WHAT TO PRODUCE: Show every line below where "this" can be found.

DATA FOR PROCESSING:
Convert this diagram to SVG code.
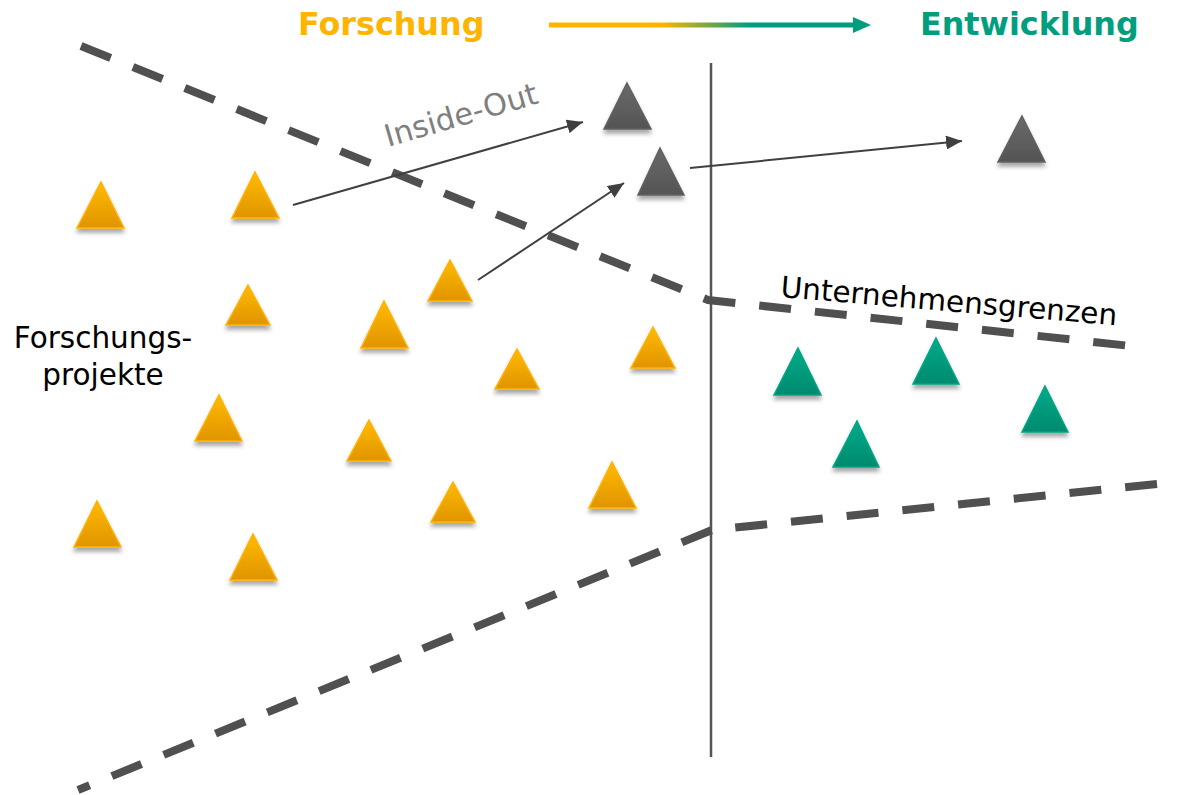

---

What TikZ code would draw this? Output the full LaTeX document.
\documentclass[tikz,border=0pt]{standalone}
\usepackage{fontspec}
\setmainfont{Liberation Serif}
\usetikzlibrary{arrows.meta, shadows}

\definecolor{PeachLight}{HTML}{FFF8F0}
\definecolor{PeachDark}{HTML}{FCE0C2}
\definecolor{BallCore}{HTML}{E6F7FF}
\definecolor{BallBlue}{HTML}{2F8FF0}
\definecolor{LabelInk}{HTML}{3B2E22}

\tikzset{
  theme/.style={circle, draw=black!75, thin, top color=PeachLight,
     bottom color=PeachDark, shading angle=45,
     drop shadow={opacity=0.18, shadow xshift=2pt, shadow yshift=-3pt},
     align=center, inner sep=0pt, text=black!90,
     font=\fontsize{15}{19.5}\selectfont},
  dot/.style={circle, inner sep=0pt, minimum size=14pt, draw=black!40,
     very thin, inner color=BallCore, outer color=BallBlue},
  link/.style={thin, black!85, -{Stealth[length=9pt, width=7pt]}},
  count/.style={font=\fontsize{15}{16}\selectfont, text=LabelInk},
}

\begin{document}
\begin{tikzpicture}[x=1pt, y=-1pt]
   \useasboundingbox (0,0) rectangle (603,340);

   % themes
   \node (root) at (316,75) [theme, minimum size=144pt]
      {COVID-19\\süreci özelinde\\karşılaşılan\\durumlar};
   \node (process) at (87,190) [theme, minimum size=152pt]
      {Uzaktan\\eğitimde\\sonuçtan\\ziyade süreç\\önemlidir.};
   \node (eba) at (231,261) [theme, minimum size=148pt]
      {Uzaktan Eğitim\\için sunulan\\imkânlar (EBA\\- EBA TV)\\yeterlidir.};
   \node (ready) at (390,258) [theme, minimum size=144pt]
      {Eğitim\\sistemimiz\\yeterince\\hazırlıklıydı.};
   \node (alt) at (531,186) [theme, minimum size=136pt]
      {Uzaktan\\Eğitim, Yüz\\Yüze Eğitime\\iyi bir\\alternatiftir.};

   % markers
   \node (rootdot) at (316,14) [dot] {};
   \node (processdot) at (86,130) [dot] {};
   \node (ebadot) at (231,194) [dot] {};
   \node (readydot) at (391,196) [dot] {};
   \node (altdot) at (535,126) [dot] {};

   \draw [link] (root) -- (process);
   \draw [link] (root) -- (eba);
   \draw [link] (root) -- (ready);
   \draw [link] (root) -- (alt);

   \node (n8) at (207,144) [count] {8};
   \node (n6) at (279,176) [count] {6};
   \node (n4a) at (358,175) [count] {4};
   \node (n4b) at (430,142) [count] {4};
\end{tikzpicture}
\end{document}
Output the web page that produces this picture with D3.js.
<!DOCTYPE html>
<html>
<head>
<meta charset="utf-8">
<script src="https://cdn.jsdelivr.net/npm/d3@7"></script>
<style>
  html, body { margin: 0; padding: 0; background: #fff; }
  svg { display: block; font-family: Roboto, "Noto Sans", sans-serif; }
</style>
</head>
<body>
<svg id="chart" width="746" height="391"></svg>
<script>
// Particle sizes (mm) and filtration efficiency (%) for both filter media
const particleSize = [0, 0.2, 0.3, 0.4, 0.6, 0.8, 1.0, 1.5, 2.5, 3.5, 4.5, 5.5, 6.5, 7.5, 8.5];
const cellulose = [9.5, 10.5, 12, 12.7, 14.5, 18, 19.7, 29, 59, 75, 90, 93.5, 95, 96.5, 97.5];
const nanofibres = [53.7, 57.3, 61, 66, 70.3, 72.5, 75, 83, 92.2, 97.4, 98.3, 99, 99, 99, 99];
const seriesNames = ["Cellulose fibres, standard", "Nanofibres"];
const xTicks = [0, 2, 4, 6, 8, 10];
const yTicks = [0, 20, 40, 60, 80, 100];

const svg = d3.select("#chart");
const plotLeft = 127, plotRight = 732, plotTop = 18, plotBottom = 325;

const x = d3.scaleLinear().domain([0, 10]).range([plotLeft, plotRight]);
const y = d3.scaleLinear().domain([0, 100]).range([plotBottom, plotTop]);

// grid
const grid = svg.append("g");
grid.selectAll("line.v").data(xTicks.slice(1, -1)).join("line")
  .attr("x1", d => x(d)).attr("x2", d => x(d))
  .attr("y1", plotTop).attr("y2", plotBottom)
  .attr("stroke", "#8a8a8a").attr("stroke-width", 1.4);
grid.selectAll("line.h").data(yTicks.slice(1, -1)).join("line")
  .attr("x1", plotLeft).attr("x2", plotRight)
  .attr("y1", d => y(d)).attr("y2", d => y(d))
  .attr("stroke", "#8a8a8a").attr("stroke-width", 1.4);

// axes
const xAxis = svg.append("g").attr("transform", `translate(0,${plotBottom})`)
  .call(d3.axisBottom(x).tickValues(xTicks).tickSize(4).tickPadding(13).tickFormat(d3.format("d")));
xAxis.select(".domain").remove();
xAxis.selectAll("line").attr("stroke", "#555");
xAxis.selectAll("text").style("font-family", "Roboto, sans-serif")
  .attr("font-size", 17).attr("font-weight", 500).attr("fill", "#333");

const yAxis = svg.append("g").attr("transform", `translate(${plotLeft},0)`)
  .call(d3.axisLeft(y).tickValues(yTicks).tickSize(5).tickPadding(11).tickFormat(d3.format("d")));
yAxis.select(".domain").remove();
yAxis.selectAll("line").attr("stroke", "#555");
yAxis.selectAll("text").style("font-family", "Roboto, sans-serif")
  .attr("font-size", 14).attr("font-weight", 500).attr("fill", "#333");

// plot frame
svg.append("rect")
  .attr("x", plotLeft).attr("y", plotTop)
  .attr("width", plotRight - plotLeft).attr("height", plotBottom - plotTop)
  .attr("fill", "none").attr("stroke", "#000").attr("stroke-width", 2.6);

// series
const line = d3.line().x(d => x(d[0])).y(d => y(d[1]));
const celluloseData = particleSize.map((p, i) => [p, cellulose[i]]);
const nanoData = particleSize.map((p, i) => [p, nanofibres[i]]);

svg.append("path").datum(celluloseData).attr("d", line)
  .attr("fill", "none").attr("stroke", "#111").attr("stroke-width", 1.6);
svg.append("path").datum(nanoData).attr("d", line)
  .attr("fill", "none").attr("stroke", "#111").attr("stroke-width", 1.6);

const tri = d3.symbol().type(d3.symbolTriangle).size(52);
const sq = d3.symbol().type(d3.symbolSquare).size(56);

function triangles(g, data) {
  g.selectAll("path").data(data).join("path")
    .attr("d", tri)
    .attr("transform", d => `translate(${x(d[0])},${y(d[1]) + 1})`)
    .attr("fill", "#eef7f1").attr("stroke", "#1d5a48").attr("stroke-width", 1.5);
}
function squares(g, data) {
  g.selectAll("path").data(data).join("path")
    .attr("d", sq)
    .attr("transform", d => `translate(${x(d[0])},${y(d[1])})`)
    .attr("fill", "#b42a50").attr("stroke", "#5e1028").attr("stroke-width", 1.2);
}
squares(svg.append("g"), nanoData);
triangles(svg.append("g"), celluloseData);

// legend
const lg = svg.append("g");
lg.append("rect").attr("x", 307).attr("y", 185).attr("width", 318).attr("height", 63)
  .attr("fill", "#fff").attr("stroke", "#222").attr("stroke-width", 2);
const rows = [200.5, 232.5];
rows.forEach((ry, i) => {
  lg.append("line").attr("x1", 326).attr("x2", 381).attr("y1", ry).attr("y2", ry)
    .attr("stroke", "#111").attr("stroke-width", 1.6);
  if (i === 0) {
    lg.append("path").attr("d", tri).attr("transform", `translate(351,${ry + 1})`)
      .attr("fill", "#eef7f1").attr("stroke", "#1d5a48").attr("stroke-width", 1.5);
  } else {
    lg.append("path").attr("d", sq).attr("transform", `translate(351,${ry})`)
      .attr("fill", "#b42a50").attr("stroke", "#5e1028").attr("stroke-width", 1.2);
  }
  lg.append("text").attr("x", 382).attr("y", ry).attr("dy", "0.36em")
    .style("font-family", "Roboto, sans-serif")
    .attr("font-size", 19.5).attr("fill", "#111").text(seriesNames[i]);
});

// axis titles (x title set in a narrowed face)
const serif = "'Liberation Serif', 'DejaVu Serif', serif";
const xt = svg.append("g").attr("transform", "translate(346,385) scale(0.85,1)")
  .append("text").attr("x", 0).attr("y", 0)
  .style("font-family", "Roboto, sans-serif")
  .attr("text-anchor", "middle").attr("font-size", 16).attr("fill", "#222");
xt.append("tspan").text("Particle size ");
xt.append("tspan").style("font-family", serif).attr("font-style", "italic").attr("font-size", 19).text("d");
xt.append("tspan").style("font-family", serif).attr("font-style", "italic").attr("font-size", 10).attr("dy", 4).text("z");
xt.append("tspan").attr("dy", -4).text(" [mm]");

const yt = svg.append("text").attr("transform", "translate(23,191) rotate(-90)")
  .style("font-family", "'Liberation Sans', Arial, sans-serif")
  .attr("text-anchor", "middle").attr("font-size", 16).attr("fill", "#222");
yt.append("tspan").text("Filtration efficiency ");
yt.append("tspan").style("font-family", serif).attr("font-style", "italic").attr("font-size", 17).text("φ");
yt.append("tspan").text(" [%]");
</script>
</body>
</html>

EXERCISE RESULT:
Convert this diagram to SVG code.
What TikZ code would draw this? Output the full LaTeX document.
Output the web page that produces this picture with D3.js.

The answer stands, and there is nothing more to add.